Thursday, November 22, 2007

22 Year Wind.

The sky was cloudy on August 27th, twenty-two years ago. On the 29th a storm was brewing. By the 31st it had become what Texans call a twister.

He didn't know any better. It was his first time in this world. He stayed inside for the next few weeks and slept.

18 months later he was learning to walk. It was a whole new experience to have to balance himself. He had to lean into the strong wind. Sometimes it would knock him on his ass. A cloth diaper and plastic pants to dampen the impact. Sometimes it would knock him on his face from behind, his tears would wash the dirt from his face. He began to develop reflexes to the slight change in wind to keep on his feet.

Age 5 he found himself in Oklahoma running around like a banshee, despite the wind. His muscles now seemed unaware of the resistance. He knew nothing different than the first day of his life. He couldn't say it was harsh and unrelenting. It was strong and consistent.

age 12 He began to realize that the wind was following him. People around him had no idea what he was talking about when he spoke. They couldn't hear him over the howl of the wind, yet they didn't seem affected by it. He couldn't understand them for the roar in his ears. He found music to be a distraction, and he could crank it up to drown out the wind.

Age 15 the wind picked up. He now noticed it was harder and harder to get up out of bed. Harder still to get around. He would fall down for the count multiple times a day. Tears washed face again. Now, when people spoke he had to read lips. Despite the constant practice he couldn't get the hang of it.

Age 17. The wind was blowing with the weight of the world against his shoulders. He decided to let it blow him elsewhere. He pulled up stakes and caught a gust that took him a ways from home. It felt good to move and let the wind take him. The landing was a different story. He had sea legs. Getting his balance again took almost 3 months, and on top of being disoriented, the wind was now blowing harder than ever before. Head down he braced himself against it and carried on. The new hard wind dried up the wells of his tears. It was too loud now to consider the outside world. He spent a lot of time in his head. He was unaware of the major exercise he was getting with this new load of resistance. Not to say he bore it well. His back began to arch from leaning into the wind.

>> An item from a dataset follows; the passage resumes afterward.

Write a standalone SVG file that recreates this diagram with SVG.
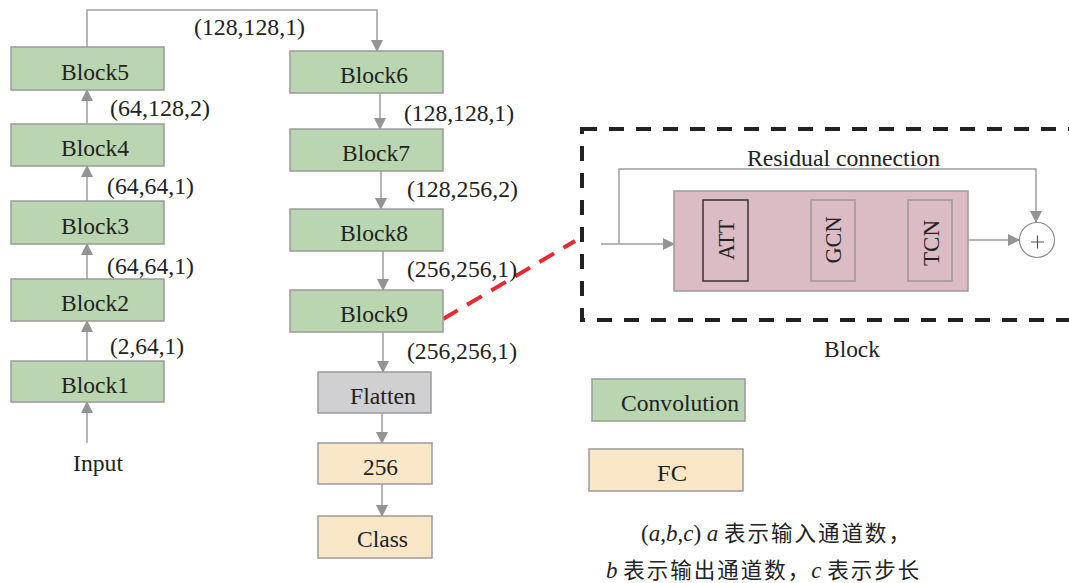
<svg xmlns="http://www.w3.org/2000/svg" width="1069" height="583" viewBox="0 0 1069 583">
<defs>
<marker id="ah" markerWidth="12" markerHeight="12" viewBox="0 0 12 12" refX="11" refY="6" orient="auto" markerUnits="userSpaceOnUse">
<path d="M0,0 L12,6 L0,12 Z" fill="#949494"/>
</marker>
</defs>
<style>
text{font-family:"Liberation Serif","Times New Roman",serif;fill:#222;font-size:23.5px}
.conv{fill:#b9d6b1;stroke:#9a9a9a;stroke-width:1.5}
.flat{fill:#d0d0d2;stroke:#9a9a9a;stroke-width:1.5}
.fc{fill:#f9e7c8;stroke:#9a9a9a;stroke-width:1.5}
.arr{fill:none;stroke:#9e9e9e;stroke-width:1.5;marker-end:url(#ah)}
.sub{fill:none;stroke:#999;stroke-width:1.5}
.cjk{font-family:"Noto Sans CJK SC",sans-serif;font-size:21.5px;letter-spacing:2px}
.cap{font-size:23px}
</style>
<rect width="1069" height="583" fill="#fff"/>

<g id="connectors">
<line class="arr" x1="87" y1="443" x2="87" y2="402"/>
<line class="arr" x1="87" y1="361" x2="87" y2="321"/>
<line class="arr" x1="87" y1="279" x2="87" y2="244"/>
<line class="arr" x1="87" y1="201" x2="87" y2="166"/>
<line class="arr" x1="87" y1="124" x2="87" y2="90"/>
<path class="arr" d="M87,47 V10 H377 V51"/>
<line class="arr" x1="380" y1="93" x2="380" y2="129"/>
<line class="arr" x1="381" y1="171" x2="381" y2="209"/>
<line class="arr" x1="383" y1="251" x2="383" y2="290"/>
<line class="arr" x1="383" y1="332" x2="383" y2="372"/>
<line class="arr" x1="382" y1="413" x2="382" y2="443"/>
<line class="arr" x1="382" y1="484" x2="382" y2="516"/>
<line x1="443" y1="319" x2="575" y2="241" stroke="#e8282c" stroke-width="4" stroke-dasharray="17,11"/>
<line class="arr" x1="601" y1="244" x2="674" y2="244"/>
<path class="arr" d="M619,244 V169 H1036 V222"/>
<line class="arr" x1="968" y1="240" x2="1019" y2="240"/>
</g>

<g id="labels">
<text x="194" y="35" textLength="111" lengthAdjust="spacingAndGlyphs">(128,128,1)</text>
<text x="110" y="116" textLength="100" lengthAdjust="spacingAndGlyphs">(64,128,2)</text>
<text x="107" y="194" textLength="87" lengthAdjust="spacingAndGlyphs">(64,64,1)</text>
<text x="107" y="274" textLength="87" lengthAdjust="spacingAndGlyphs">(64,64,1)</text>
<text x="110" y="354" textLength="74" lengthAdjust="spacingAndGlyphs">(2,64,1)</text>
<text x="404" y="121" textLength="110" lengthAdjust="spacingAndGlyphs">(128,128,1)</text>
<text x="407" y="197" textLength="111" lengthAdjust="spacingAndGlyphs">(128,256,2)</text>
<text x="407" y="277" textLength="110" lengthAdjust="spacingAndGlyphs">(256,256,1)</text>
<text x="407" y="359" textLength="110" lengthAdjust="spacingAndGlyphs">(256,256,1)</text>
<text x="73" y="471" textLength="50" lengthAdjust="spacingAndGlyphs">Input</text>
</g>

<g id="block5"><rect class="conv" x="11" y="47" width="153" height="43"/><text x="61" y="80" textLength="68" lengthAdjust="spacingAndGlyphs">Block5</text></g>
<g id="block4"><rect class="conv" x="11" y="124" width="153" height="42"/><text x="61" y="156" textLength="68" lengthAdjust="spacingAndGlyphs">Block4</text></g>
<g id="block3"><rect class="conv" x="11" y="201" width="153" height="43"/><text x="61" y="234" textLength="68" lengthAdjust="spacingAndGlyphs">Block3</text></g>
<g id="block2"><rect class="conv" x="11" y="279" width="153" height="42"/><text x="61" y="311" textLength="68" lengthAdjust="spacingAndGlyphs">Block2</text></g>
<g id="block1"><rect class="conv" x="11" y="361" width="153" height="41"/><text x="61" y="393" textLength="68" lengthAdjust="spacingAndGlyphs">Block1</text></g>

<g id="block6"><rect class="conv" x="290" y="51" width="153" height="42"/><text x="340" y="83" textLength="68" lengthAdjust="spacingAndGlyphs">Block6</text></g>
<g id="block7"><rect class="conv" x="290" y="129" width="153" height="42"/><text x="342" y="161" textLength="68" lengthAdjust="spacingAndGlyphs">Block7</text></g>
<g id="block8"><rect class="conv" x="290" y="209" width="153" height="42"/><text x="340" y="241" textLength="68" lengthAdjust="spacingAndGlyphs">Block8</text></g>
<g id="block9"><rect class="conv" x="290" y="290" width="153" height="42"/><text x="340" y="322" textLength="68" lengthAdjust="spacingAndGlyphs">Block9</text></g>
<g id="flatten"><rect class="flat" x="318" y="372" width="113" height="41"/><text x="350" y="404" textLength="66" lengthAdjust="spacingAndGlyphs">Flatten</text></g>
<g id="fc256"><rect class="fc" x="318" y="443" width="114" height="41"/><text x="363" y="475" textLength="35" lengthAdjust="spacingAndGlyphs">256</text></g>
<g id="class"><rect class="fc" x="318" y="516" width="114" height="42"/><text x="357" y="547" textLength="51" lengthAdjust="spacingAndGlyphs">Class</text></g>

<g id="block-detail">
<rect x="582" y="129" width="500" height="191" fill="none" stroke="#222" stroke-width="4" stroke-dasharray="15,12"/>
<text x="747" y="166" textLength="193" lengthAdjust="spacingAndGlyphs">Residual connection</text>
<rect x="674" y="191" width="294" height="100" fill="#dbbcc4" stroke="#9a9a9a" stroke-width="1.5"/>
<g id="att"><rect x="703" y="200" width="45" height="81" fill="none" stroke="#333" stroke-width="1.5"/><text transform="translate(734,240) rotate(-90)" text-anchor="middle" textLength="40" lengthAdjust="spacingAndGlyphs">ATT</text></g>
<g id="gcn"><rect class="sub" x="811" y="200" width="44" height="81"/><text transform="translate(841,240) rotate(-90)" text-anchor="middle" textLength="47" lengthAdjust="spacingAndGlyphs">GCN</text></g>
<g id="tcn"><rect class="sub" x="908" y="200" width="44" height="81"/><text transform="translate(939,243) rotate(-90)" text-anchor="middle" textLength="46" lengthAdjust="spacingAndGlyphs">TCN</text></g>
<g id="sum"><circle cx="1037" cy="240" r="17.5" fill="#fff" stroke="#8a8a8a" stroke-width="1.2"/><path d="M1031,242 H1044 M1037.5,235.5 V248.5" stroke="#555" stroke-width="1.2"/></g>
<text x="824" y="357" textLength="56" lengthAdjust="spacingAndGlyphs">Block</text>
</g>

<g id="legend-conv"><rect class="conv" x="592" y="379" width="153" height="42"/><text x="621" y="411" textLength="118" lengthAdjust="spacingAndGlyphs">Convolution</text></g>
<g id="legend-fc"><rect class="fc" x="589" y="449" width="154" height="42"/><text x="657" y="481" textLength="30" lengthAdjust="spacingAndGlyphs">FC</text></g>

<g id="caption">
<text class="cap" x="641" y="541">(<tspan font-style="italic">a</tspan>,<tspan font-style="italic">b</tspan>,<tspan font-style="italic">c</tspan>) <tspan font-style="italic">a</tspan> <tspan class="cjk">表示输入通道数，</tspan></text>
<text class="cap" x="606" y="578"><tspan font-style="italic">b</tspan> <tspan class="cjk">表示输出通道数，</tspan><tspan font-style="italic">c</tspan> <tspan class="cjk">表示步长</tspan></text>
</g>
</svg>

Age 18. He again decided to uproot. He landed in Utah for a short reprieve. But before he even tried his footing there he was swept up and blown south. He landed on the Mississippi. The wind had switched directions and soon thereafter it had doubled in strength. He hardly left his house, much less his bed. After 8 months, he was all but beat, but he decided to give it another go around. He packed up and headed back to Utah. This routine of settling and uprooting was becoming easier and easier. He was certain he had a knack for it and contemplated a way to capitalize on it. He was coming to terms with the possibility that he was going to live this way the rest of his life.

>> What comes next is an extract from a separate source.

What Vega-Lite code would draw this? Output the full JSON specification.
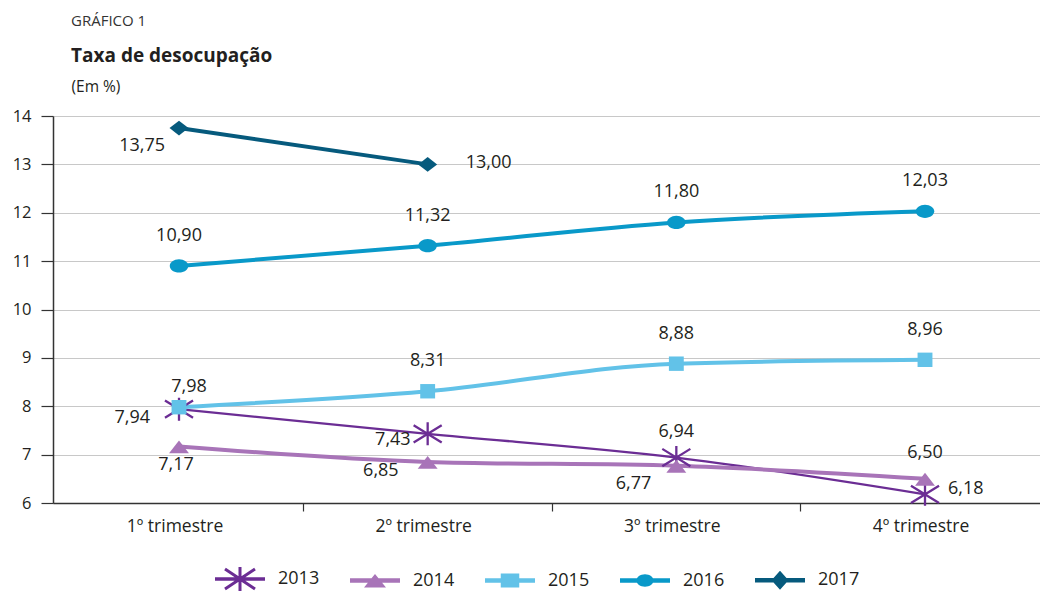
{
  "$schema": "https://vega.github.io/schema/vega-lite/v6.json",
  "width": 987,
  "height": 387,
  "autosize": {"type": "none"},
  "padding": {"left": 53, "top": 116, "right": 0, "bottom": 88},
  "background": "white",
  "config": {
    "locale": {"number": {"decimal": ",", "thousands": ".", "grouping": [3], "currency": ["R$", ""]}},
    "font": "Open Sans",
    "view": {"stroke": null}
  },
  "title": {
    "text": "GRÁFICO 1",
    "subtitle": "Taxa de desocupação",
    "anchor": "start",
    "frame": "group",
    "dx": 18,
    "offset": 13,
    "font": "Open Sans",
    "fontSize": 15,
    "fontWeight": "normal",
    "color": "#333333",
    "subtitleFont": "Open Sans",
    "subtitleFontSize": 19,
    "subtitleFontWeight": "bold",
    "subtitleColor": "#231f20",
    "subtitlePadding": 18
  },
  "data": {
    "values": [
      {"ano": "2013", "tri": "1º trimestre", "taxa": 7.94},
      {"ano": "2013", "tri": "2º trimestre", "taxa": 7.43},
      {"ano": "2013", "tri": "3º trimestre", "taxa": 6.94},
      {"ano": "2013", "tri": "4º trimestre", "taxa": 6.18},
      {"ano": "2014", "tri": "1º trimestre", "taxa": 7.17},
      {"ano": "2014", "tri": "2º trimestre", "taxa": 6.85},
      {"ano": "2014", "tri": "3º trimestre", "taxa": 6.77},
      {"ano": "2014", "tri": "4º trimestre", "taxa": 6.50},
      {"ano": "2015", "tri": "1º trimestre", "taxa": 7.98},
      {"ano": "2015", "tri": "2º trimestre", "taxa": 8.31},
      {"ano": "2015", "tri": "3º trimestre", "taxa": 8.88},
      {"ano": "2015", "tri": "4º trimestre", "taxa": 8.96},
      {"ano": "2016", "tri": "1º trimestre", "taxa": 10.90},
      {"ano": "2016", "tri": "2º trimestre", "taxa": 11.32},
      {"ano": "2016", "tri": "3º trimestre", "taxa": 11.80},
      {"ano": "2016", "tri": "4º trimestre", "taxa": 12.03},
      {"ano": "2017", "tri": "1º trimestre", "taxa": 13.75},
      {"ano": "2017", "tri": "2º trimestre", "taxa": 13.00}
    ]
  },
  "encoding": {
    "x": {
      "field": "tri", "type": "nominal", "bandPosition": 0.5,
      "sort": ["1º trimestre", "2º trimestre", "3º trimestre", "4º trimestre"],
      "scale": {"type": "band", "range": [0, 998], "paddingInner": 0, "paddingOuter": 0.0067},
      "axis": null
    },
    "y": {
      "field": "taxa", "type": "quantitative",
      "scale": {"domain": [6, 14], "nice": false, "zero": false},
      "axis": {
        "title": "(Em %)", "titleAngle": 0, "titleAlign": "left", "titleBaseline": "middle",
        "titleX": 18, "titleY": -30, "titleFont": "Open Sans", "titleFontSize": 15.5,
        "titleFontWeight": "normal", "titleColor": "#231f20",
        "values": [6, 7, 8, 9, 10, 11, 12, 13, 14], "format": "d",
        "grid": true, "gridColor": "#c8c8c8", "gridWidth": 1.2,
        "tickSize": 12, "tickColor": "#333333", "tickWidth": 1.2,
        "domainColor": "#333333", "domainWidth": 1.5,
        "labelFont": "Open Sans", "labelFontSize": 16.5, "labelColor": "#231f20", "labelPadding": 10
      }
    }
  },
  "resolve": {"axis": {"x": "independent"}},
  "layer": [
    {
      "mark": {"type": "point", "filled": true, "opacity": 0.001, "size": 4},
      "encoding": {
        "color": {
          "field": "ano", "type": "nominal",
          "scale": {"domain": ["2013", "2014", "2015", "2016", "2017"], "range": ["#6b2d94", "#a874b8", "#62c2e8", "#0999c9", "#065a7d"]},
          "legend": {
            "title": null, "orient": "none", "legendX": 162, "legendY": 438, "direction": "horizontal",
            "padding": 0, "symbolSize": 2500, "symbolStrokeWidth": 0, "symbolOpacity": 1,
            "labelOffset": 13, "columnPadding": 30,
            "labelFont": "Open Sans", "labelFontSize": 18, "labelColor": "#231f20"
          }
        },
        "shape": {
          "field": "ano", "type": "nominal",
          "scale": {
            "domain": ["2013", "2014", "2015", "2016", "2017"],
            "range": [
              "M-1,-0.07H1V0.07H-1ZM-0.06,-0.48H0.06V0.48H-0.06ZM-0.567,-0.45L0.633,0.35L0.567,0.45L-0.633,-0.35ZM-0.633,0.35L0.567,-0.45L0.633,-0.35L-0.567,0.45Z",
              "M-1,-0.09H1V0.09H-1ZM0,-0.26L0.44,0.28L-0.44,0.28Z",
              "M-1,-0.09H1V0.09H-1ZM-0.37,-0.28H0.37V0.28H-0.37Z",
              "M-1,-0.09H1V0.09H-1ZM-0.34,0A0.34,0.25 0 1,1 0.34,0A0.34,0.25 0 1,1 -0.34,0Z",
              "M-1,-0.09H1V0.09H-1ZM0,-0.38L0.34,0L0,0.38L-0.34,0Z"
            ]
          },
          "legend": {
            "title": null, "orient": "none", "legendX": 162, "legendY": 438, "direction": "horizontal",
            "padding": 0, "symbolSize": 2500, "symbolStrokeWidth": 0, "symbolOpacity": 1,
            "labelOffset": 13, "columnPadding": 30,
            "labelFont": "Open Sans", "labelFontSize": 18, "labelColor": "#231f20"
          }
        }
      }
    },
    {
      "mark": {"type": "line", "interpolate": "monotone"},
      "encoding": {
        "x": {
          "field": "tri", "type": "nominal", "bandPosition": 0.5,
          "sort": ["1º trimestre", "2º trimestre", "3º trimestre", "4º trimestre"],
          "scale": {"type": "band", "range": [0, 998], "paddingInner": 0, "paddingOuter": 0.0067},
          "axis": {
            "orient": "bottom", "title": null, "ticks": false, "grid": false,
            "domain": true, "domainColor": "#333333", "domainWidth": 1.5,
            "labelFont": "Open Sans", "labelFontSize": 17.5, "labelColor": "#231f20",
            "labelPadding": 14, "labelAngle": 0, "labelOffset": -4
          }
        },
        "color": {"field": "ano", "type": "nominal", "legend": null},
        "strokeWidth": {"condition": {"test": "datum.ano === '2013'", "value": 2.3}, "value": 4}
      }
    },
    {
      "transform": [{"filter": "datum.ano === '2013'"}],
      "mark": {
        "type": "point", "filled": false, "opacity": 1, "size": 576, "strokeWidth": 2.3,
        "shape": "M0,-0.96V0.96M-1.17,-0.72L1.17,0.72M-1.17,0.72L1.17,-0.72"
      },
      "encoding": {"color": {"field": "ano", "type": "nominal", "legend": null}}
    },
    {
      "transform": [{"filter": "datum.ano === '2014'"}],
      "mark": {"type": "point", "filled": true, "opacity": 1, "size": 576, "strokeWidth": 0, "shape": "M0,-0.5L0.83,0.58L-0.83,0.58Z"},
      "encoding": {
        "x": {
          "field": "tri", "type": "nominal", "bandPosition": 0.5,
          "sort": ["1º trimestre", "2º trimestre", "3º trimestre", "4º trimestre"],
          "scale": {"type": "band", "range": [0, 998], "paddingInner": 0, "paddingOuter": 0.0067},
          "axis": {
            "orient": "bottom", "title": null, "labels": false, "domain": false, "grid": false,
            "ticks": true, "tickSize": 8, "tickColor": "#333333", "tickWidth": 1.2, "bandPosition": 0,
            "values": ["2º trimestre", "3º trimestre", "4º trimestre"]
          }
        },
        "color": {"field": "ano", "type": "nominal", "legend": null}
      }
    },
    {
      "transform": [{"filter": "datum.ano === '2015'"}],
      "mark": {"type": "point", "filled": true, "opacity": 1, "size": 576, "strokeWidth": 0, "shape": "M-0.62,-0.6H0.62V0.6H-0.62Z"},
      "encoding": {"color": {"field": "ano", "type": "nominal", "legend": null}}
    },
    {
      "transform": [{"filter": "datum.ano === '2016'"}],
      "mark": {"type": "point", "filled": true, "opacity": 1, "size": 576, "strokeWidth": 0, "shape": "M-0.77,0A0.77,0.55 0 1,1 0.77,0A0.77,0.55 0 1,1 -0.77,0Z"},
      "encoding": {"color": {"field": "ano", "type": "nominal", "legend": null}}
    },
    {
      "transform": [{"filter": "datum.ano === '2017'"}],
      "mark": {"type": "point", "filled": true, "opacity": 1, "size": 576, "strokeWidth": 0, "shape": "M0,-0.62L0.79,0L0,0.62L-0.79,0Z"},
      "encoding": {"color": {"field": "ano", "type": "nominal", "legend": null}}
    },
    {
      "transform": [{"filter": "indexof(['20161','20162','20163','20164','20152','20153','20154'], datum.ano + substring(datum.tri, 0, 1)) >= 0"}],
      "mark": {"type": "text", "font": "Open Sans", "fontSize": 18, "color": "#231f20", "align": "center", "baseline": "middle", "dy": -30},
      "encoding": {"text": {"field": "taxa", "type": "quantitative", "format": ".2f"}}
    },
    {
      "transform": [{"filter": "indexof(['20133','20144'], datum.ano + substring(datum.tri, 0, 1)) >= 0"}],
      "mark": {"type": "text", "font": "Open Sans", "fontSize": 18, "color": "#231f20", "align": "center", "baseline": "middle", "dy": -26},
      "encoding": {"text": {"field": "taxa", "type": "quantitative", "format": ".2f"}}
    },
    {
      "transform": [{"filter": "indexof(['20151'], datum.ano + substring(datum.tri, 0, 1)) >= 0"}],
      "mark": {"type": "text", "font": "Open Sans", "fontSize": 18, "color": "#231f20", "align": "center", "baseline": "middle", "dx": 10, "dy": -20},
      "encoding": {"text": {"field": "taxa", "type": "quantitative", "format": ".2f"}}
    },
    {
      "transform": [{"filter": "indexof(['20141'], datum.ano + substring(datum.tri, 0, 1)) >= 0"}],
      "mark": {"type": "text", "font": "Open Sans", "fontSize": 18, "color": "#231f20", "align": "center", "baseline": "middle", "dx": -3, "dy": 19},
      "encoding": {"text": {"field": "taxa", "type": "quantitative", "format": ".2f"}}
    },
    {
      "transform": [{"filter": "indexof(['20131','20142'], datum.ano + substring(datum.tri, 0, 1)) >= 0"}],
      "mark": {"type": "text", "font": "Open Sans", "fontSize": 18, "color": "#231f20", "align": "right", "baseline": "middle", "dx": -29, "dy": 9},
      "encoding": {"text": {"field": "taxa", "type": "quantitative", "format": ".2f"}}
    },
    {
      "transform": [{"filter": "indexof(['20132'], datum.ano + substring(datum.tri, 0, 1)) >= 0"}],
      "mark": {"type": "text", "font": "Open Sans", "fontSize": 18, "color": "#231f20", "align": "right", "baseline": "middle", "dx": -17, "dy": 6},
      "encoding": {"text": {"field": "taxa", "type": "quantitative", "format": ".2f"}}
    },
    {
      "transform": [{"filter": "indexof(['20143'], datum.ano + substring(datum.tri, 0, 1)) >= 0"}],
      "mark": {"type": "text", "font": "Open Sans", "fontSize": 18, "color": "#231f20", "align": "right", "baseline": "middle", "dx": -25, "dy": 18},
      "encoding": {"text": {"field": "taxa", "type": "quantitative", "format": ".2f"}}
    },
    {
      "transform": [{"filter": "indexof(['20171'], datum.ano + substring(datum.tri, 0, 1)) >= 0"}],
      "mark": {"type": "text", "font": "Open Sans", "fontSize": 18, "color": "#231f20", "align": "right", "baseline": "middle", "dx": -14, "dy": 18},
      "encoding": {"text": {"field": "taxa", "type": "quantitative", "format": ".2f"}}
    },
    {
      "transform": [{"filter": "indexof(['20172'], datum.ano + substring(datum.tri, 0, 1)) >= 0"}],
      "mark": {"type": "text", "font": "Open Sans", "fontSize": 18, "color": "#231f20", "align": "left", "baseline": "middle", "dx": 38, "dy": -1},
      "encoding": {"text": {"field": "taxa", "type": "quantitative", "format": ".2f"}}
    },
    {
      "transform": [{"filter": "indexof(['20134'], datum.ano + substring(datum.tri, 0, 1)) >= 0"}],
      "mark": {"type": "text", "font": "Open Sans", "fontSize": 18, "color": "#231f20", "align": "left", "baseline": "middle", "dx": 23, "dy": -5},
      "encoding": {"text": {"field": "taxa", "type": "quantitative", "format": ".2f"}}
    }
  ]
}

He raised his head up, and looked around... just to be sure. Here he was, 21 years old. He was no better off now than when he first took flight. It was dawning on him that he might have taken the wrong approach. He tried running from the wind one more time. The wind blows harder in Alaska.

Now after 22 years of being blown around and held down he has made it his goal to use his 22 years of conditioning in a more effective manner. He's finding that he is exceptional at reading faces and lips now. He has also made progress in deciphering the muddled tones of those around him. Instead of carrying his life possessions on his back, He decided to set up camp and dig in for the long haul. He is taking on tasks one at a time. Shedding the weight of all his worries has given him the extra energy to get where he want to be. He's moving in leaps and bounds. Using the wind to his advantage. He is facing it head on, noticing that he can stand more upright when he doesn't cower from it. The force of it is now straightening his backbone. He is learning to rest from time to time, and he's found a good way to do that is on his knees.

All isn't resolved. If anything he's gotten a late start and is just now making motions to catch up.
All isn't sunshine and song. He still falls in his ass. He still gets knocked on his face. He still wonders if the wind will ever subside.

I'm sure it wont. And I think that is a good thing. If, after 22 years of leaning into the wind , it were to sudden cease. He would be starting all over again. Learning to stand up without having to lean-Sea legs all over again. Plugging his ears against the prickle of unmuffled words. I wouldn't wish it on him. He would spend years on his face, trying to figure out where his strength will come from, spending what strength he has left to lift himself up. Only to eat shit again, and again.


whirlygirl said...

You are wonderful.

Vero Awesome said...

I'm proud of him, whoever he is. (Even though the wind narrative is a little fruity).